Copy out each line of the material below that holds the string "this".
*****
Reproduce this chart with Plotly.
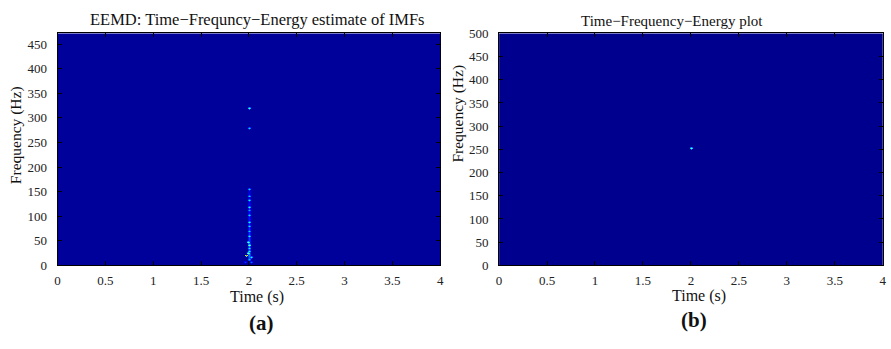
import numpy as np
import plotly.graph_objects as go

# ---------------- data ----------------
time_edges = [0.0, 4.0]
a_freq_max = 472.0
b_freq_max = 500.0
x_ticks = [0, 0.5, 1, 1.5, 2, 2.5, 3, 3.5, 4]
x_tick_text = ["0", "0.5", "1", "1.5", "2", "2.5", "3", "3.5", "4"]
a_y_ticks = [0, 50, 100, 150, 200, 250, 300, 350, 400, 450]
b_y_ticks = [0, 50, 100, 150, 200, 250, 300, 350, 400, 450, 500]

# (a) EEMD energy spots: time (s), frequency (Hz), normalised energy
a_spot_time = [2.00, 2.00, 2.00, 2.00, 2.00, 2.005, 2.00, 2.005, 2.00, 2.00, 2.00, 2.00,
               1.995, 2.00, 2.01, 1.99, 2.01, 1.975, 2.02, 2.00, 2.03, 1.96, 2.00]
a_spot_freq = [318, 278, 154, 141, 130, 117, 111, 100, 86, 78, 68, 58,
               46, 40, 34, 25, 29, 18, 14, 10, 5, 4, 21]
a_spot_energy = [0.42, 0.32, 0.32, 0.32, 0.35, 0.38, 0.28, 0.34, 0.38, 0.34, 0.32, 0.38,
                 0.47, 0.50, 0.36, 0.52, 0.38, 0.74, 0.36, 0.30, 0.22, 0.16, 0.42]
a_background = 0.012
# faint streak along the column
a_streak_freq = [12, 20, 30, 40, 50, 60, 70, 80, 90, 100, 110, 120, 130, 140, 150]
a_streak_energy = [0.20, 0.22, 0.20, 0.19, 0.17, 0.16, 0.15, 0.14, 0.13, 0.12, 0.12, 0.11, 0.10, 0.09, 0.08]

# (b) single energy spot
b_spot_time = [2.0]
b_spot_freq = [250]
b_spot_energy = [0.45]
b_background = 0.0

# ---------------- grids ----------------
dt = 0.01
df = 2.0
nt = int(round((time_edges[1] - time_edges[0]) / dt))


def build(freq_max, bg, times, freqs, energies, streak_f=None, streak_e=None):
    nf = int(np.ceil(freq_max / df))
    z = np.full((nf, nt), bg)
    footprint = [(-1, 0, 0.7), (0, 0, 1.0), (1, 0, 0.7), (0, 1, 0.6), (-1, 1, 0.4),
                 (1, 1, 0.4), (0, -1, 0.5)]
    if streak_f is not None:
        for f, e in zip(streak_f, streak_e):
            i = int(f / df)
            j = int(2.0 / dt)
            for jj in (j - 1, j, j + 1):
                for ii in range(i - 2, i + 3):
                    if 0 <= ii < nf:
                        z[ii, jj] = max(z[ii, jj], e * (0.75 if jj != j else 1.0))
    for t, f, e in zip(times, freqs, energies):
        i = int(f / df)
        j = int(t / dt)
        for dj, di, w in footprint:
            ii, jj = i + di, j + dj
            if 0 <= ii < nf and 0 <= jj < nt:
                z[ii, jj] = max(z[ii, jj], e * w)
    return z


za = build(a_freq_max, a_background, a_spot_time, a_spot_freq, a_spot_energy,
           a_streak_freq, a_streak_energy)
zb = build(b_freq_max, b_background, b_spot_time, b_spot_freq, b_spot_energy)

jet = [[0.0, "rgb(0,0,143)"], [0.11, "rgb(0,0,255)"], [0.36, "rgb(0,255,255)"],
       [0.61, "rgb(255,255,0)"], [0.86, "rgb(255,0,0)"], [1.0, "rgb(128,0,0)"]]

fig = go.Figure()
fig.add_trace(go.Heatmap(z=za, x0=dt / 2, dx=dt, y0=df / 2, dy=df, colorscale=jet,
                         zmin=0, zmax=1, showscale=False, xaxis="x", yaxis="y",
                         hoverinfo="skip"))
fig.add_trace(go.Heatmap(z=zb, x0=dt / 2, dx=dt, y0=df / 2, dy=df, colorscale=jet,
                         zmin=0, zmax=1, showscale=False, xaxis="x2", yaxis="y2",
                         hoverinfo="skip"))

W, H = 891, 349
SERIF = "Liberation Serif"
font = dict(family=SERIF, size=12, color="#222")
ax_common = dict(showline=True, linecolor="black", linewidth=1, mirror="ticks",
                 ticks="inside", ticklen=4, tickcolor="black", showgrid=False,
                 zeroline=False, tickfont=dict(family=SERIF, size=13, color="#222"))
ya_top, ya_bot = 1 - 27.5 / H, 1 - 270 / H
fig.update_layout(
    width=W, height=H, margin=dict(l=0, r=0, t=0, b=0),
    paper_bgcolor="white", plot_bgcolor="white", font=font,
    xaxis=dict(domain=[55 / W, 440.7 / W], range=time_edges, tickvals=x_ticks,
               ticktext=x_tick_text, anchor="y", ticklabelstandoff=3, **ax_common),
    yaxis=dict(domain=[ya_bot, ya_top], range=[0, a_freq_max], tickvals=a_y_ticks,
               anchor="x", ticklabelstandoff=7, **ax_common),
    xaxis2=dict(domain=[500 / W, 886.7 / W], range=time_edges, tickvals=x_ticks,
                ticktext=x_tick_text, anchor="y2", ticklabelstandoff=3, **ax_common),
    yaxis2=dict(domain=[ya_bot, ya_top], range=[0, b_freq_max], tickvals=b_y_ticks,
                anchor="x2", ticklabelstandoff=7, ticksuffix="\u00a0\u00a0\u00a0",
                **ax_common),
)

ann = []
def txt(x, y, s, size=13, bold=False, angle=0):
    ann.append(dict(x=x / W, y=1 - y / H, xref="paper", yref="paper", text=(f"<b>{s}</b>" if bold else s),
                    showarrow=False, textangle=angle, xanchor="center", yanchor="middle",
                    font=dict(family=SERIF, size=size, color="#111")))

txt(257, 13, "EEMD: Time−Frequncy−Energy estimate of IMFs", 16.5)
txt(674, 15, "Time−Frequency−Energy plot", 15)
txt(256, 303, "Time (s)", 16)
txt(702, 302, "Time (s)", 16)
txt(13, 134, "Frequency (Hz)", 15.5, angle=-90)
txt(459, 111, "Frequency (Hz)", 15.5, angle=-90)
txt(261, 330, "(a)", 21, bold=True)
txt(696, 327, "(b)", 21, bold=True)
fig.update_layout(annotations=ann)

fig.write_html("out.html")
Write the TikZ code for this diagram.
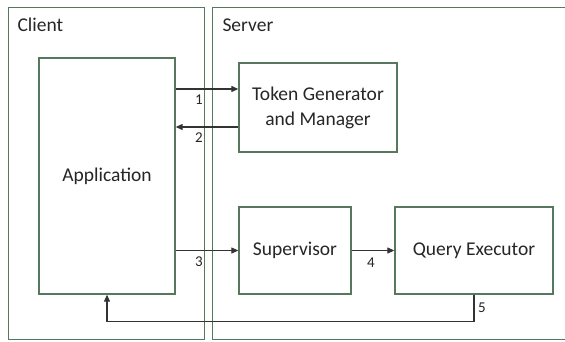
\documentclass[tikz,border=0pt]{standalone}
\usepackage{fontspec}
\setmainfont{Carlito}
\usetikzlibrary{arrows.meta,calc,positioning}
\definecolor{boxgreen}{HTML}{56785F}
\definecolor{wire}{HTML}{333333}
\definecolor{ink}{HTML}{262626}

\begin{document}
\begin{tikzpicture}[x=1pt,y=-1pt,
  font=\fontsize{19.5}{25}\selectfont, text=ink,
  box/.style={draw=boxgreen,line width=1.3pt,fill=white,align=center,inner sep=0pt},
  group/.style={draw=boxgreen,line width=1.3pt,anchor=north west,inner sep=0pt},
  flow/.style={-{Triangle[length=7pt,width=6pt]},draw=wire,line width=1.1pt},
  num/.style={font=\fontsize{15}{17}\selectfont}
]
% page is the 565 x 342 frame; the server frame runs off its right side
\clip (0,0) rectangle (565,342);

\node[group,minimum width=196pt,minimum height=332pt] (client) at (8,7) {};
\node[anchor=base west] (clientlbl) at (14,32) {Client};
\node[group,minimum width=365pt,minimum height=332pt] (server) at (212,7) {};
\node[anchor=base west] (serverlbl) at (219,32) {Server};

\node[box,minimum width=136pt,minimum height=236pt] (app) at (107,176) {Application};
\node[box,minimum width=158pt,minimum height=89pt] (token) at (318,107.5)
  {Token Generator\\and Manager};
\node[box,minimum width=112pt,minimum height=87pt] (super) at (295,250.5) {Supervisor};
\node[box,minimum width=158pt,minimum height=87pt] (query) at (474,250.5) {Query Executor};

\coordinate (tokin) at ([yshift=18.5pt]token.west);
\coordinate (tokout) at ([yshift=-19.5pt]token.west);
\draw[flow] (app.east |- tokin) -- (tokin);
\draw[flow] (tokout) -- (app.east |- tokout);
\draw[flow] (app.east |- super.west) -- (super.west);
\draw[flow] (super.east) -- (query.west);
\draw[flow] (query.south) -- ++(0,27) -| (app.south);

\node[num] (lbl1) at (199,100) {1};
\node[num] (lbl2) at (199,138) {2};
\node[num] (lbl3) at (199,262) {3};
\node[num] (lbl4) at (371,263) {4};
\node[num] (lbl5) at (482,308) {5};
\end{tikzpicture}
\end{document}
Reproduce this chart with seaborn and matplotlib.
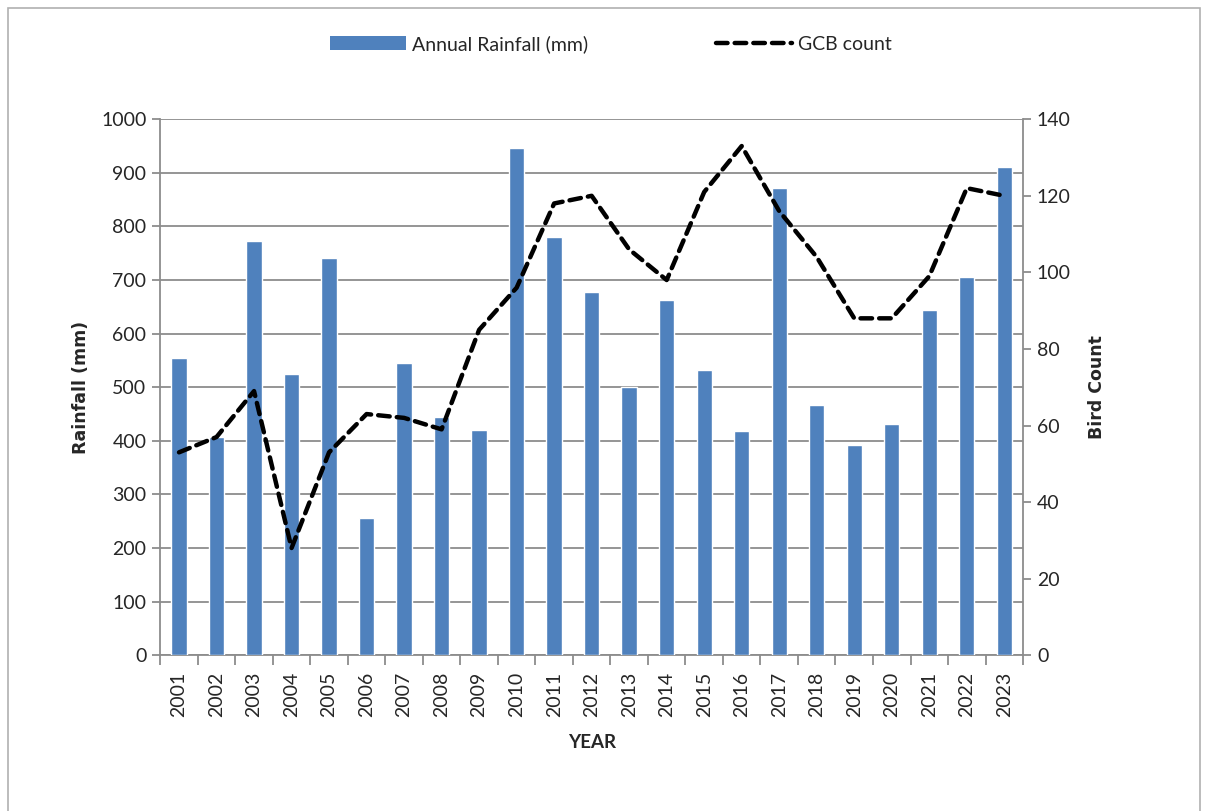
*****
RESULT:
Reproduce this chart with Plotly.
Write the TikZ code for this diagram.
Reproduce this chart with seaborn and matplotlib.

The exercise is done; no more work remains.